For financial services teams, this means freeing advisers, underwriters and compliance officers to focus on higher-value activities, such as deepening client relationships or mitigating risks.
“You’re giving people time back with AI,” says Wray. “But what are they going to do with that time? Will they strategize new solutions, mentor colleagues, upskill their technical skills or strengthen client relationships?”
- Reinventing Customer Engagement
Personalized, seamless customer experiences are essential for building loyalty and trust. AI can tailor financial recommendations, predict customer needs, and power conversational support for services such as loan applications or insurance claims.
The real value comes when leaders connect AI use to measurable business outcomes, such as higher conversion rates, reduced churn or faster service resolution times.
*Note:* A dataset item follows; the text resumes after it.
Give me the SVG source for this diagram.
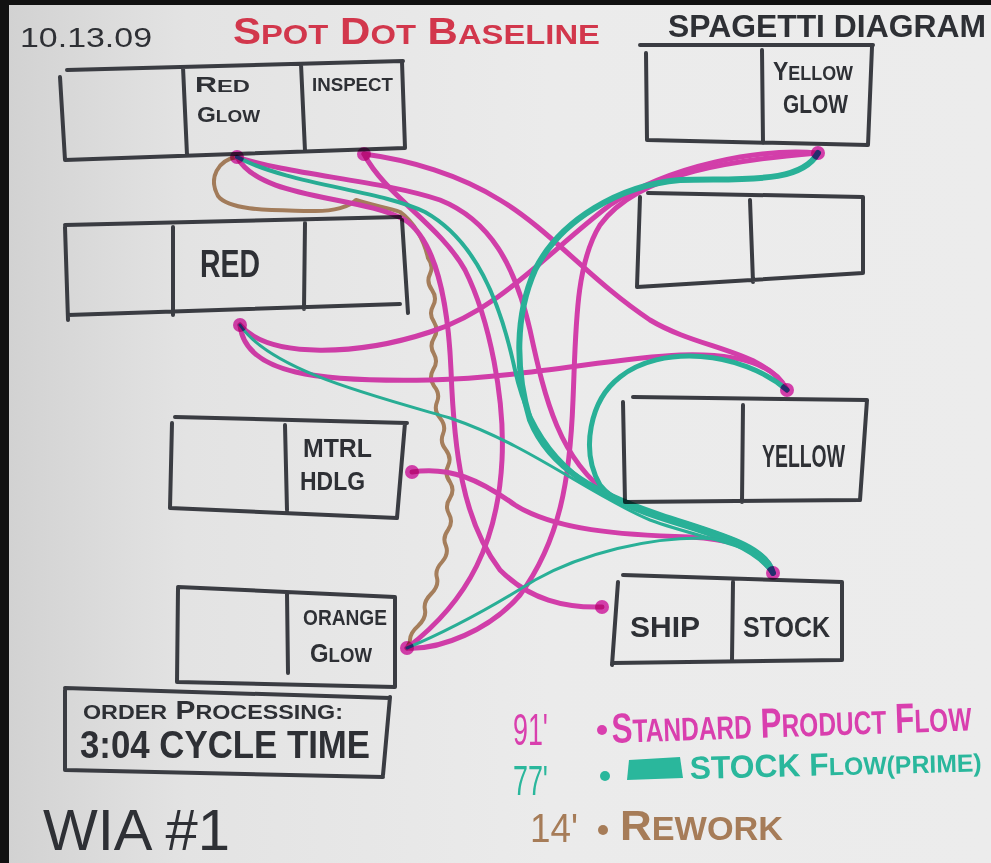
<svg xmlns="http://www.w3.org/2000/svg" width="991" height="863" viewBox="0 0 991 863">
<defs>
<linearGradient id="paper" x1="0" y1="0" x2="1" y2="0">
<stop offset="0" stop-color="#d2d2d2"/>
<stop offset="0.18" stop-color="#e3e3e3"/>
<stop offset="0.55" stop-color="#ebebeb"/>
<stop offset="1" stop-color="#ececec"/>
</linearGradient>
<style>
.box{fill:none;stroke:#3a3c42;stroke-width:4;stroke-linecap:round;stroke-linejoin:round}
.t{font-family:"Liberation Sans","DejaVu Sans",sans-serif;font-weight:bold;fill:#2e3035}
.n{font-weight:normal}
.s{font-size:78%}
.red{fill:#d2374c}
.mg{fill:none;stroke:#e443b8;stroke-width:5;stroke-linecap:round}
.tl{fill:none;stroke:#2cbfa4;stroke-linecap:round}
.br{fill:none;stroke:#b58a64;stroke-width:4;stroke-linecap:round;stroke-linejoin:round}
.mult{mix-blend-mode:multiply}
.dot{fill:#e443b8}
.lm{fill:#d93fae}
.lt{fill:#2ab79c}
.lb{fill:#a67c58}
</style>
</defs>
<rect x="0" y="0" width="991" height="863" fill="#111"/>
<rect x="9" y="5" width="982" height="858" fill="url(#paper)"/>

<g id="title">
<text class="t n" x="20" y="47" font-size="28" textLength="132" lengthAdjust="spacingAndGlyphs">10.13.09</text>
<text class="t red" x="233" y="44" font-size="36" textLength="367" lengthAdjust="spacingAndGlyphs">S<tspan class="s">POT</tspan> D<tspan class="s">OT</tspan> B<tspan class="s">ASELINE</tspan></text>
<text class="t" x="668" y="37" font-size="32" textLength="318" lengthAdjust="spacingAndGlyphs">SPAGETTI DIAGRAM</text>
</g>

<g id="node-red-glow-inspect">
<path class="box" d="M67,70 L403,61 M402,62 L405,148 M405,148 L65,160 M65,160 L60,77 M183,67 L187,155 M301,64 L305,151"/>
<text class="t" x="195" y="92" font-size="22" textLength="55" lengthAdjust="spacingAndGlyphs">R<tspan class="s">ED</tspan></text>
<text class="t" x="197" y="122" font-size="22" textLength="63" lengthAdjust="spacingAndGlyphs">G<tspan class="s">LOW</tspan></text>
<text class="t" x="312" y="91" font-size="19" textLength="81" lengthAdjust="spacingAndGlyphs">INSPECT</text>
</g>

<g id="node-red">
<path class="box" d="M65,225 L400,217 M402,220 L408,313 M400,304 L68,315 M65,227 L68,320 M173,227 L173,315 M305,223 L304,309"/>
<text class="t" x="200" y="277" font-size="38" textLength="60" lengthAdjust="spacingAndGlyphs">RED</text>
</g>

<g id="node-mtrl-hdlg">
<path class="box" d="M175,417 L407,423 M405,423 L397,518 M397,518 L170,508 M172,423 L170,508 M285,425 L287,510"/>
<text class="t" x="303" y="457" font-size="26" textLength="69" lengthAdjust="spacingAndGlyphs">MTRL</text>
<text class="t" x="300" y="490" font-size="26" textLength="65" lengthAdjust="spacingAndGlyphs">HDLG</text>
</g>

<g id="node-orange-glow">
<path class="box" d="M178,587 L395,597 M395,597 L395,687 M395,687 L177,682 M178,588 L177,682 M287,593 L288,673"/>
<text class="t" x="303" y="625" font-size="22" textLength="84" lengthAdjust="spacingAndGlyphs">ORANGE</text>
<text class="t" x="310" y="662" font-size="26" textLength="62" lengthAdjust="spacingAndGlyphs">G<tspan class="s">LOW</tspan></text>
</g>

<g id="node-order-processing">
<path class="box" d="M65,688 L390,698 M390,697 L383,775 M383,777 L65,770 M65,690 L65,770"/>
<text class="t" x="83" y="719" font-size="26" textLength="260" lengthAdjust="spacingAndGlyphs"><tspan class="s">ORDER</tspan> P<tspan class="s">ROCESSING:</tspan></text>
<text class="t" x="80" y="758" font-size="38" textLength="290" lengthAdjust="spacingAndGlyphs">3:04 CYCLE TIME</text>
</g>

<g id="node-yellow-glow">
<path class="box" d="M640,45 L873,45 M872,47 L868,145 M868,145 L647,140 M646,53 L647,140 M762,50 L763,143"/>
<text class="t" x="773" y="80" font-size="26" textLength="80" lengthAdjust="spacingAndGlyphs">Y<tspan class="s">ELLOW</tspan></text>
<text class="t" x="783" y="113" font-size="26" textLength="65" lengthAdjust="spacingAndGlyphs">GLOW</text>
</g>

<g id="node-empty">
<path class="box" d="M648,193 L863,197 M863,197 L863,273 M863,273 L637,287 M640,197 L637,287 M750,200 L753,282"/>
</g>

<g id="node-yellow">
<path class="box" d="M633,397 L867,400 M867,400 L860,500 M860,500 L625,502 M623,402 L625,502 M743,405 L742,502"/>
<text class="t" x="762" y="467" font-size="32" textLength="83" lengthAdjust="spacingAndGlyphs">YELLOW</text>
</g>

<g id="node-ship-stock">
<path class="box" d="M623,575 L842,582 M842,582 L842,660 M842,660 L612,663 M618,582 L612,665 M733,582 L732,660"/>
<text class="t" x="630" y="637" font-size="30" textLength="70" lengthAdjust="spacingAndGlyphs">SHIP</text>
<text class="t" x="743" y="637" font-size="30" textLength="87" lengthAdjust="spacingAndGlyphs">STOCK</text>
</g>

<g id="connectors" class="mult">
<path class="br" d="M237,157 C218,160 208,178 218,196 C230,212 280,210 310,211 C335,212 350,206 356,200 C370,205 390,208 400,212 C414,222 424,240 428,258 Q434,266 430,274 Q426,282 432,290 Q437.5,298 433,306 Q428.5,314 434,322 Q439,330 434,338 Q429,346 434,354 Q438.5,362 433,370 Q428.5,378 434,386 Q440.5,394 437,402 Q433.5,410 440,418 Q446.5,426 443,434 Q439.5,442 446,450 Q452,458 448,466 Q444,474 450,482 Q455,490 450,498 Q444.5,506 449,514 Q453.5,522 448,530 Q442,538 446,546 Q449,554 442,562 Q434.5,570 437,578 Q439,586 431,594 Q423,602 425,610 Q426.5,618 418,626 Q409,634 410,642 L407,648"/>
<path class="mg" d="M237,157 C260,200 360,195 405,220 C435,240 448,300 451,370 C454,450 462,520 500,570 C530,600 565,608 602,607"/>
<path class="mg" d="M237,157 C290,175 380,180 440,200 C490,220 515,265 530,330 C545,400 560,460 610,495 C660,525 740,525 773,573"/>
<path class="mg" d="M364,154 C385,195 440,225 465,270 C490,320 505,400 502,460 C498,540 470,600 407,648"/>
<path class="mg" d="M364,154 C410,160 460,175 500,200 C550,230 590,280 650,320 C700,350 765,350 787,390"/>
<path class="mg" d="M818,153 C740,160 640,170 600,225 C575,265 576,330 573,400 C570,480 560,540 520,595 C490,630 440,650 407,648"/>
<path class="mg" d="M240,325 C270,360 360,355 430,332 C500,310 550,250 610,205 C670,165 760,148 818,153"/>
<path class="mg" d="M240,325 C245,375 320,382 430,380 C530,377 610,358 680,355 C740,353 775,365 787,390"/>
<path class="mg" d="M412,472 C450,466 480,480 515,505 C555,530 620,535 690,537 C740,540 768,552 773,573"/>
<path class="tl" stroke-width="4" d="M237,157 C290,185 380,190 425,212 C475,240 500,300 515,370 C530,440 570,485 640,510 C710,532 760,540 773,573"/>
<path class="tl" stroke-width="6" d="M818,153 C800,185 740,178 680,180 C620,185 560,220 535,270 C515,315 515,370 530,420 C550,470 600,495 660,515 C720,535 765,545 773,573"/>
<path class="tl" stroke-width="3" d="M240,325 C270,370 370,395 450,418 C530,445 590,495 650,520 C710,542 765,545 773,573"/>
<path class="tl" stroke-width="5" d="M787,390 C740,350 660,345 620,377 C590,400 580,450 600,485 C630,525 740,525 773,573"/>
<path class="tl" stroke-width="3" d="M407,648 C450,630 495,605 535,580 C585,552 650,538 700,538 C745,540 768,552 773,573"/>
</g>

<g id="endpoints" class="mult">
<circle class="dot" cx="237" cy="157" r="7"/>
<circle class="dot" cx="364" cy="154" r="7"/>
<circle class="dot" cx="818" cy="153" r="7"/>
<circle class="dot" cx="240" cy="325" r="7"/>
<circle class="dot" cx="787" cy="390" r="7"/>
<circle class="dot" cx="412" cy="472" r="7"/>
<circle class="dot" cx="407" cy="648" r="7"/>
<circle class="dot" cx="602" cy="607" r="7"/>
<circle class="dot" cx="773" cy="573" r="7"/>
</g>

<g id="legend">
<text class="t n lm" x="513" y="745" font-size="44" textLength="35" lengthAdjust="spacingAndGlyphs">91'</text>
<circle class="lm" cx="602" cy="730" r="5"/>
<text class="t lm" x="612" y="743" font-size="42" textLength="360" lengthAdjust="spacingAndGlyphs" transform="rotate(-2 612 743)">S<tspan class="s">TANDARD</tspan> P<tspan class="s">RODUCT</tspan> F<tspan class="s">LOW</tspan></text>
<text class="t n lt" x="513" y="795" font-size="42" textLength="35" lengthAdjust="spacingAndGlyphs">77'</text>
<circle class="lt" cx="605" cy="776" r="5"/>
<path class="lt" d="M629,760 L680,757 L683,778 L627,780 Z"/>
<text class="t lt" x="690" y="779" font-size="32" textLength="292" lengthAdjust="spacingAndGlyphs" transform="rotate(-1.5 690 779)">STOCK F<tspan class="s">LOW(PRIME)</tspan></text>
<text class="t n lb" x="530" y="842" font-size="40" textLength="48" lengthAdjust="spacingAndGlyphs">14'</text>
<circle class="lb" cx="603" cy="830" r="5"/>
<text class="t lb" x="620" y="840" font-size="42" textLength="163" lengthAdjust="spacingAndGlyphs">R<tspan class="s">EWORK</tspan></text>
<text class="t n" x="43" y="850" font-size="58" textLength="187" lengthAdjust="spacingAndGlyphs">WIA #1</text>
</g>
</svg>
- Reshaping Business Processes and Compliance
From fraud detection to regulatory reporting, financial institutions depend on highly accurate, compliant workflows. AI agents can accelerate repetitive processes and reduce manual errors, driving a 25% boost in productivity.
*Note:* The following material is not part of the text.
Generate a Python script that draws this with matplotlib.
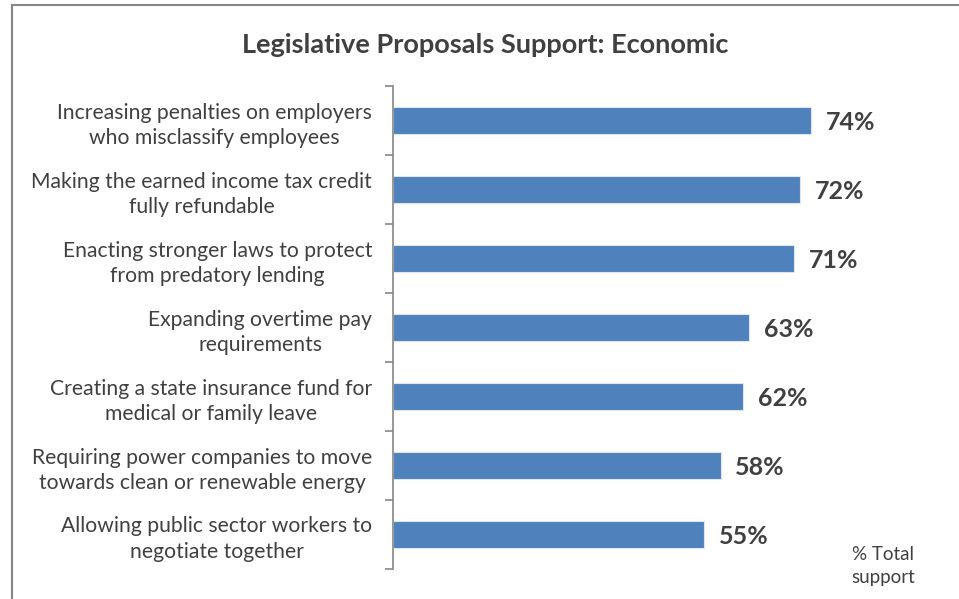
import matplotlib.pyplot as plt
from matplotlib.patches import Rectangle

proposals = [
    "Increasing penalties on employers\nwho misclassify employees",
    "Making the earned income tax credit\nfully refundable",
    "Enacting stronger laws to protect\nfrom predatory lending",
    "Expanding overtime pay\nrequirements",
    "Creating a state insurance fund for\nmedical or family leave",
    "Requiring power companies to move\ntowards clean or renewable energy",
    "Allowing public sector workers to\nnegotiate together",
]
support = [74, 72, 71, 63, 62, 58, 55]

plt.rcParams["font.family"] = ["Lato", "DejaVu Sans"]
TEXT = "#404040"

fig = plt.figure(figsize=(9.59, 5.99), dpi=100)
ax = fig.add_axes([393 / 959, 1 - 569 / 599, 565 / 959, (569 - 86) / 599])

pos = list(range(len(proposals)))
ax.barh(pos, support, height=0.39, color="#4F81BD", edgecolor="#DCE6F2", linewidth=0.8)
for y, v in zip(pos, support):
    ax.text(v + 2.6, y + 0.03, f"{v}%", va="center", ha="left", fontsize=18,
            fontweight="bold", color=TEXT)

ax.set_xlim(0, 100)
ax.set_ylim(len(proposals) - 0.5, -0.5)
ax.set_xticks([])
ax.set_yticks([p - 0.5 for p in pos] + [len(pos) - 0.5], minor=False)
ax.set_yticklabels([])
ax.set_yticks(pos, minor=True)
ax.set_yticklabels(proposals, minor=True, fontsize=15.2, color=TEXT,
                   multialignment="center", linespacing=1.32)
ax.tick_params(axis="y", which="major", length=6, width=1.2, color="#868686")
ax.tick_params(axis="y", which="minor", length=0, pad=15)
for side in ("top", "right", "bottom"):
    ax.spines[side].set_visible(False)
ax.spines["left"].set_color("#868686")
ax.spines["left"].set_linewidth(1.2)

fig.text(485 / 959, 1 - 45 / 599, "Legislative Proposals Support: Economic",
         ha="center", va="center", fontsize=19.5, fontweight="bold", color=TEXT)
fig.text(883 / 959, 1 - 566 / 599, "% Total\nsupport", ha="center", va="center",
         fontsize=13.5, color=TEXT, linespacing=1.45)

# outer chart frame, running off the right and bottom edges
fig.patches.append(Rectangle((12 / 959, -0.2), 2, 1.2 - 5 / 599, transform=fig.transFigure,
                             fill=False, edgecolor="#868686", linewidth=1.5))

fig.savefig("out.png", dpi=100)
But the opportunity goes beyond automation. By redesigning workflows around real-time data, financial firms can improve transparency and stay ahead of compliance mandates. This shift requires change management and reskilling talent to work in a generative AI-powered environment.
- Staying Ahead on Innovation
In financial services, being reactive isn’t enough. Firms must adopt proactive AI strategies to remain competitive. Wray suggests setting a value hypothesis for how AI agents will deliver impact; piloting programs; and tracking results against key performance indicators such as risk reduction, customer satisfaction and operational efficiency.